The United Kingdom House of Lords grilled Tom Duff Gordon, Coinbase’s vice president for international policy, on Wednesday, questioning the implications of stablecoins on the UK financial system and the potential for bank runs and illicit finance. The hearing delved into the regulatory landscape, the role of stablecoins in modern finance, and the competitive stance of the UK in the global crypto market.
Stablecoins: Safer Than Bank Deposits?
Duff Gordon argued that fully reserved, regulated stablecoins are safer than uninsured bank deposits because they are backed one-to-one by cash and high-quality government securities. He emphasized that stablecoins could reduce payment costs, speed up cross-border transactions, and support AI-driven payment flows. This stance was met with skepticism from the Lords, who pressed Duff Gordon on the redemption risk and the potential for stablecoins to drain deposits from traditional banks.
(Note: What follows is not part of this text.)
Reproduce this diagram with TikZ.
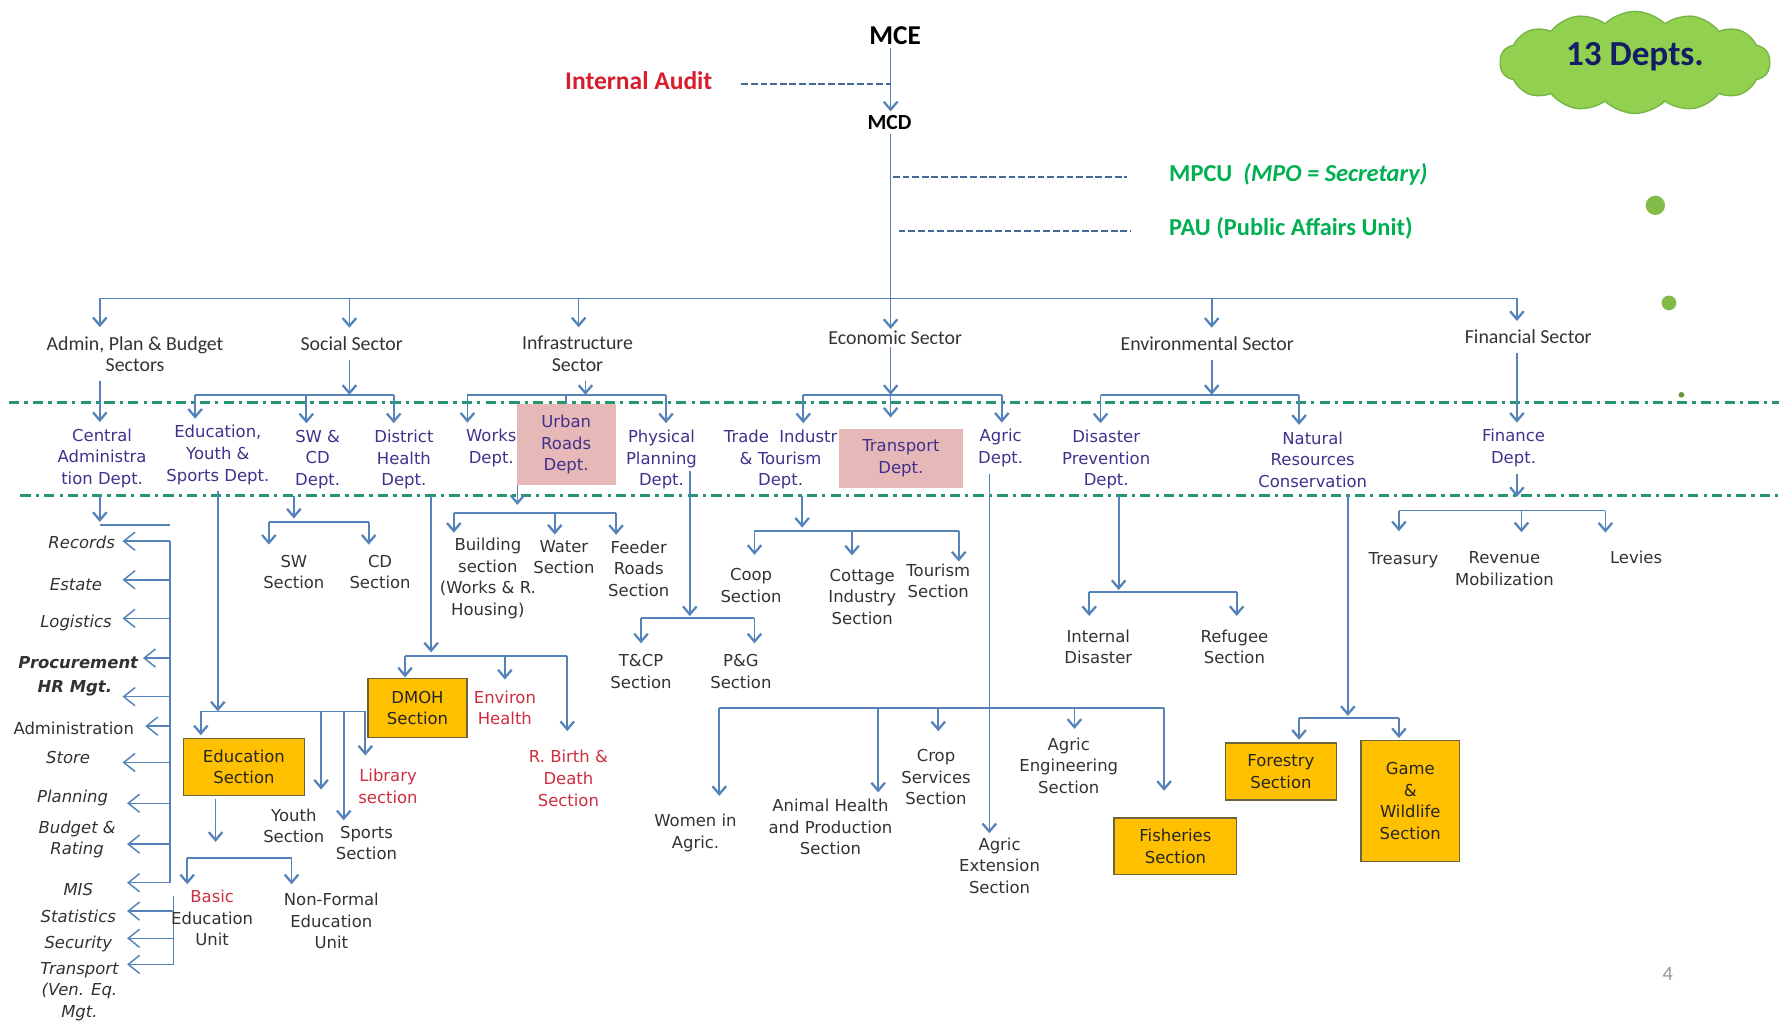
\documentclass[tikz,border=0pt]{standalone}
\usepackage{fontspec}
\setmainfont{Carlito}
\newfontfamily\lblfont{DejaVu Sans}
\usetikzlibrary{arrows.meta,shapes.symbols}
\definecolor{lineblue}{RGB}{84,130,185}
\definecolor{dashblue}{RGB}{70,105,150}
\definecolor{deptblue}{RGB}{64,49,140}
\definecolor{labelgray}{RGB}{50,50,50}
\definecolor{secred}{RGB}{205,45,65}
\definecolor{auditred}{RGB}{215,30,45}
\definecolor{mgreen}{RGB}{0,176,80}
\definecolor{sepgreen}{RGB}{38,150,110}
\definecolor{boxyellow}{RGB}{255,192,0}
\definecolor{boxedge}{RGB}{110,100,60}
\definecolor{boxpink}{RGB}{230,184,183}
\definecolor{cloudgreen}{RGB}{146,208,80}
\definecolor{cloudedge}{RGB}{120,180,70}
\definecolor{navy}{RGB}{20,30,100}
\newcommand\smallsz{\lblfont\fontsize{14.5}{19}\selectfont}
\tikzset{
  conn/.style={draw=lineblue,line width=1.5pt},
  arr/.style={conn,-{Straight Barb[length=7pt,width=12pt,line width=2pt]}},
  barb/.style={conn,line width=1.3pt,-{Straight Barb[length=10pt,width=16pt]}},
  lbl/.style={font=\smallsz,text=labelgray,align=center,inner sep=0pt,outer sep=5pt},
  dept/.style={lbl,text=deptblue,outer sep=6pt},
  redlbl/.style={lbl,text=secred},
  lst/.style={lbl,font=\smallsz\itshape},
  ybox/.style={lbl,fill=boxyellow,draw=boxedge,line width=1.2pt,text=black!85},
  pbox/.style={dept,fill=boxpink},
  sector/.style={font=\fontsize{17.5}{19}\selectfont,text=black!80,align=center,inner sep=0pt,outer sep=8pt},
  sepline/.style={draw=sepgreen,line width=2.6pt,dash pattern=on 9pt off 4.5pt on 3pt off 4.5pt},
  dashln/.style={draw=dashblue,line width=1.8pt,dash pattern=on 6pt off 2.5pt},
}
\begin{document}
\begin{tikzpicture}[x=1pt,y=-1pt]
\useasboundingbox (0,0) rectangle (1568,902);
% separators
\draw[sepline] (8,355) -- (1568,355);
\draw[sepline] (18,437) -- (1568,437);

% top of the chart
\node[font=\bfseries\fontsize{24}{24}\selectfont] (mce) at (789,31) {MCE};
\node[font=\bfseries\fontsize{19}{19}\selectfont] (mcd) at (784,108) {MCD};
\node[font=\bfseries\fontsize{22.5}{22}\selectfont,text=auditred] (audit) at (563,71) {Internal Audit};
\node[font=\bfseries\fontsize{21.5}{21}\selectfont,text=mgreen,anchor=west] (mpcu) at (1027,154) {MPCU\ \ \textit{(MPO = Secretary)}};
\node[font=\bfseries\fontsize{21.5}{21}\selectfont,text=mgreen,anchor=west] (pau) at (1027,201) {PAU (Public Affairs Unit)};
\draw[arr] (785,0 |- mce.south) -- (785,0 |- mcd.north);
\draw[dashln] ([xshift=22pt,yshift=-3pt]audit.east) -- (785,74);
\draw[dashln] (787,156) -- ([xshift=-34pt,yshift=-2pt]mpcu.west);
\draw[dashln] (792,204) -- ([xshift=-30pt,yshift=-3pt]pau.west);

\node[cloud,cloud puffs=14,cloud puff arc=90,aspect=2.7,minimum width=238pt,minimum height=90pt,fill=cloudgreen,draw=cloudedge,line width=1.2pt,font=\bfseries\fontsize{31}{31}\selectfont,text=navy] (depts) at (1441,55) {\raisebox{14pt}{13 Depts.}};
\node[circle,fill=cloudgreen!90!black,minimum size=17pt,inner sep=0pt] (dotA) at (1459,181) {};
\node[circle,fill=cloudgreen!90!black,minimum size=13pt,inner sep=0pt] (dotB) at (1471,267) {};
\node[circle,fill=cloudgreen!70!black,minimum size=5pt,inner sep=0pt] (dotC) at (1482,348) {};
\node[font=\fontsize{18}{18}\selectfont,text=black!40] (pgno) at (1470,858) {4};

% sectors
\node[sector] (adm) at (119,312) {Admin, Plan \& Budget\\Sectors};
\node[sector] (soc) at (310,303) {Social Sector};
\node[sector] (inf) at (509,312) {Infrastructure\\Sector};
\node[sector,outer sep=2pt] (econ) at (789,298) {Economic Sector};
\node[sector] (env) at (1064,303) {Environmental Sector};
\node[sector] (fin) at (1347,297) {Financial Sector};
\coordinate (topbus) at (0,263);
\draw[arr] (785,0 |- mcd.south) -- (785,0 |- econ.north);
\draw[conn] (88,0 |- topbus) -- (1337,0 |- topbus);
\foreach \x/\n in {88/adm,308/soc,510/inf,1068/env,1337/fin}
  \draw[arr] (\x,0 |- topbus) -- (\x,0 |- \n.north);

% departments
\node[dept] (cad) at (90,404) {Central\\Administra\\tion Dept.};
\node[dept] (edu) at (192,401) {Education,\\Youth \&\\Sports Dept.};
\node[dept] (swcd) at (280,405) {SW \&\\CD\\Dept.};
\node[dept] (dhd) at (356,405) {District\\Health\\Dept.};
\node[dept] (wrk) at (433,395) {Works\\Dept.};
\node[dept] (ppd) at (583,405) {Physical\\Planning\\Dept.};
\node[dept] (tit) at (688,405) {Trade\ \ Industr\\\& Tourism\\Dept.};
\node[dept] (agd) at (882,395) {Agric\\Dept.};
\node[dept] (dpd) at (975,405) {Disaster\\Prevention\\Dept.};
\node[dept] (nrc) at (1157,405) {Natural\\Resources\\Conservation};
\node[dept] (fnd) at (1334,395) {Finance\\Dept.};
\node[pbox,minimum width=87pt,minimum height=71pt,outer sep=0pt] (urd) at (499,392) {Urban\\Roads\\Dept.};
\node[pbox,minimum width=109pt,minimum height=52pt,outer sep=10pt] (trd) at (794,404) {Transport\\Dept.};

\coordinate (lv2) at (0,348);
\draw[arr] (88,0 |- adm.south) -- (88,0 |- cad.north);
\draw[arr] (308,0 |- soc.south) -- (308,0 |- lv2);
\draw[conn] (172,0 |- lv2) -- (347,0 |- lv2);
\foreach \x/\n in {172/edu,270/swcd,347/dhd}
  \draw[arr] (\x,0 |- lv2) -- (\x,0 |- \n.north);
\draw[arr] (516,0 |- inf.south) -- (516,0 |- lv2);
\draw[conn] (412,0 |- lv2) -- (587,0 |- lv2);
\draw[conn] (499,0 |- lv2) -- (urd.north);
\foreach \x/\n in {412/wrk,587/ppd}
  \draw[arr] (\x,0 |- lv2) -- (\x,0 |- \n.north);
\draw[arr] (785,0 |- econ.south) -- (785,0 |- lv2);
\draw[conn] (708,0 |- lv2) -- (883,0 |- lv2);
\foreach \x/\n in {708/tit,785/trd,883/agd}
  \draw[arr] (\x,0 |- lv2) -- (\x,0 |- \n.north);
\draw[arr] (1068,0 |- env.south) -- (1068,0 |- lv2);
\draw[conn] (970,0 |- lv2) -- (1145,0 |- lv2);
\foreach \x/\n in {970/dpd,1145/nrc}
  \draw[arr] (\x,0 |- lv2) -- (\x,0 |- \n.north);
\draw[arr] (1337,0 |- fin.south) -- (1337,0 |- fnd.north);

% central administration units
\node[lst] (rec) at (72,478) {Records};
\node[lst] (est) at (67,515) {Estate};
\node[lst] (logi) at (67,549) {Logistics};
\node[lst,font=\smallsz\bfseries\itshape] (proc) at (69,584) {Procurement};
\node[lst,font=\smallsz\bfseries\itshape] (hrm) at (66,607) {HR Mgt.};
\node[lbl] (adn) at (65,642) {Administration};
\node[lst] (sto) at (60,668) {Store};
\node[lst] (pln) at (64,703) {Planning};
\node[lst] (bud) at (68,740) {Budget \&\\Rating};
\node[lst] (mis) at (69,784) {MIS};
\node[lst] (sta) at (69,808) {Statistics};
\node[lst] (secu) at (69,832) {Security};
\node[lst] (trp) at (70,874) {Transport\\(Ven. Eq.\\Mgt.};
\draw[arr] (88,0 |- cad.south) -- (88,460);
\draw[conn] (88,463) -- (150,463);
\draw[conn] (150,477) -- (150,778);
\draw[conn] (153,790) -- (153,850);
\foreach \y/\t in {477/108,511/108,545/108,580/126,614/108,640/128,672/108,708/112,744/112,778/112}
  \draw[barb] (150,\y) -- (\t,\y);
\foreach \y in {803,827,850}
  \draw[barb] (153,\y) -- (112,\y);

% social sector units
\node[lbl,outer sep=9pt] (swsec) at (259,504) {SW\\Section};
\node[lbl,outer sep=9pt] (cdsec) at (335,504) {CD\\Section};
\draw[arr] (259,0 |- swcd.south) -- (259,457);
\draw[conn] (237,460) -- (325,460);
\foreach \x/\n in {237/swsec,325/cdsec}
  \draw[arr] (\x,460) -- (\x,0 |- \n.north);

\node[ybox,minimum width=107pt,minimum height=50pt,outer sep=3pt] (esec) at (215,676) {Education\\Section};
\node[lbl,outer sep=17pt] (youth) at (259,728) {Youth\\Section};
\node[lbl,outer sep=5pt] (sport) at (323,743) {Sports\\Section};
\node[redlbl,outer sep=12pt] (lib) at (342,693) {Library\\section};
\node[lbl,outer sep=5pt] (beu) at (187,809) {{\color{secred}Basic}\\Education\\Unit};
\node[lbl,outer sep=8pt] (nfe) at (292,812) {Non-Formal\\Education\\Unit};
\draw[arr] (192,0 |- edu.south) -- (192,627);
\draw[conn] (177,627) -- (322,627);
\foreach \x/\n in {177/esec,283/youth,303/sport,322/lib}
  \draw[arr] (\x,627) -- (\x,0 |- \n.north);
\draw[arr] (190,0 |- esec.south) -- (190,742);
\draw[conn] (165,756) -- (257,756);
\foreach \x/\n in {165/beu,257/nfe}
  \draw[arr] (\x,756) -- (\x,0 |- \n.north);

\node[ybox,minimum width=87pt,minimum height=52pt,outer sep=1pt] (dmoh) at (368,624) {DMOH\\Section};
\node[redlbl,outer sep=10pt] (envh) at (445,624) {Environ\\Health};
\node[redlbl,outer sep=17pt] (rbd) at (501,686) {R. Birth \&\\Death\\Section};
\draw[arr] (380,0 |- dhd.south) -- (380,575);
\draw[conn] (357,578) -- (500,578);
\foreach \x/\n in {357/dmoh,445/envh,500/rbd}
  \draw[arr] (\x,578) -- (\x,0 |- \n.north);

% infrastructure units
\node[lbl] (bldg) at (430,510) {Building\\section\\(Works \& R.\\Housing)};
\node[lbl] (wat) at (497,491) {Water\\Section};
\node[lbl] (fdr) at (563,501) {Feeder\\Roads\\Section};
\draw[arr] (456,0 |- urd.south) -- (456,445);
\draw[conn] (400,452) -- (543,452);
\foreach \x/\n in {400/bldg,489/wat,543/fdr}
  \draw[arr] (\x,452) -- (\x,0 |- \n.north);

\node[lbl,outer sep=10pt] (tcp) at (565,592) {T\&CP\\Section};
\node[lbl,outer sep=10pt] (pg) at (653,592) {P\&G\\Section};
\draw[arr] (608,415) -- (608,543);
\draw[conn] (565,545) -- (665,545);
\foreach \x/\n in {565/tcp,665/pg}
  \draw[arr] (\x,545) -- (\x,0 |- \n.north);

% economic units
\node[lbl,outer sep=12pt] (coop) at (662,516) {Coop\\Section};
\node[lbl,outer sep=12pt] (cot) at (760,526) {Cottage\\Industry\\Section};
\node[lbl,outer sep=2pt] (tour) at (827,512) {Tourism\\Section};
\draw[arr] (707,0 |- tit.south) -- (707,465);
\draw[conn] (665,468) -- (845,468);
\foreach \x/\n in {665/coop,751/cot,845/tour}
  \draw[arr] (\x,468) -- (\x,0 |- \n.north);

\node[lbl,outer sep=16pt] (wom) at (613,734) {Women in\\Agric.};
\node[lbl,outer sep=6pt] (anh) at (732,729) {Animal Health\\and Production\\Section};
\node[lbl,outer sep=16pt] (crop) at (825,685) {Crop\\Services\\Section};
\node[lbl,outer sep=8pt] (aeng) at (942,675) {Agric\\Engineering\\Section};
\node[lbl,outer sep=4pt] (aext) at (881,763) {Agric\\Extension\\Section};
\node[ybox,minimum width=108pt,minimum height=50pt,outer sep=24pt] (fish) at (1036,746) {Fisheries\\Section};
\draw[arr] (872,0 |- agd.south) -- (872,0 |- aext.north);
\draw[conn] (634,624) -- (1026,624);
\foreach \x/\n in {634/wom,774/anh,827/crop,947/aeng,1026/fish}
  \draw[arr] (\x,624) -- (\x,0 |- \n.north);

% environmental units
\node[lbl,outer sep=12pt] (idis) at (968,570) {Internal\\Disaster};
\node[lbl,outer sep=12pt] (ref) at (1088,570) {Refugee\\Section};
\draw[arr] (986,0 |- dpd.south) -- (986,520);
\draw[conn] (960,522) -- (1090,522);
\foreach \x/\n in {960/idis,1090/ref}
  \draw[arr] (\x,522) -- (\x,0 |- \n.north);

\node[ybox,minimum width=98pt,minimum height=50pt,outer sep=3pt] (forest) at (1129,680) {Forestry\\Section};
\node[ybox,minimum width=87pt,minimum height=107pt,outer sep=2pt] (game) at (1243,706) {Game\\\&\\Wildlife\\Section};
\draw[arr] (1188,0 |- nrc.south) -- (1188,631);
\draw[conn] (1145,633) -- (1233,633);
\foreach \x/\n in {1145/forest,1233/game}
  \draw[arr] (\x,633) -- (\x,0 |- \n.north);

% financial units
\node[lbl,outer sep=19pt] (tre) at (1237,494) {Treasury};
\node[lbl,outer sep=17pt] (rev) at (1326,501) {Revenue\\Mobilization};
\node[lbl,outer sep=16pt] (lev) at (1442,491) {Levies};
\draw[arr] (1337,0 |- fnd.south) -- (1337,438);
\draw[conn] (1233,450) -- (1415,450);
\foreach \x/\n in {1233/tre,1341/rev,1415/lev}
  \draw[arr] (\x,450) -- (\x,0 |- \n.north);
\end{tikzpicture}
\end{document}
Regulatory Pushback and KYC Concerns
The Lords also challenged Coinbase on Know Your Customer (KYC) and Anti-Money Laundering (AML) regulations, questioning whether the company was attempting to circumvent these obligations. Duff Gordon countered that Coinbase’s stringent KYC and AML practices, combined with on-chain transparency, could actually enhance the detection and prevention of illicit financial activities. He warned that overly restrictive regulations proposed by the Bank of England and Financial Conduct Authority (FCA) could stifle competition and innovation, putting the UK behind the US and Europe in attracting stablecoin innovation.
UK’s Competitive Position in Stablecoin Regulation
Adam Jackson, chief strategy officer at Innovate Finance, echoed Duff Gordon’s concerns, arguing that the UK risks establishing a regime that is more prescriptive and less competitive than the EU’s Markets in Crypto Assets Regulation (MiCA) and the US’s GENIUS Act. This, he warned, could make the UK a less attractive destination for stablecoin issuers and innovators. The committee’s previous session, featuring critics like Financial Times commentator Chris Giles and US law professor Arthur E. Wilmarth Jr., had expressed doubts about the mainstream adoption of stablecoins and advocated for a more cautious regulatory approach.
Conclusion: Balancing Innovation and Regulation
The hearing highlighted the ongoing tension between fostering innovation and ensuring financial stability. While stablecoins offer significant potential benefits, including reduced transaction costs and enhanced payment efficiency, regulators must carefully balance these advantages against the risks of financial disintermediation and illicit activities. The UK’s approach to stablecoin regulation will be crucial in determining its role in the global crypto landscape and its ability to attract and retain innovative fintech companies.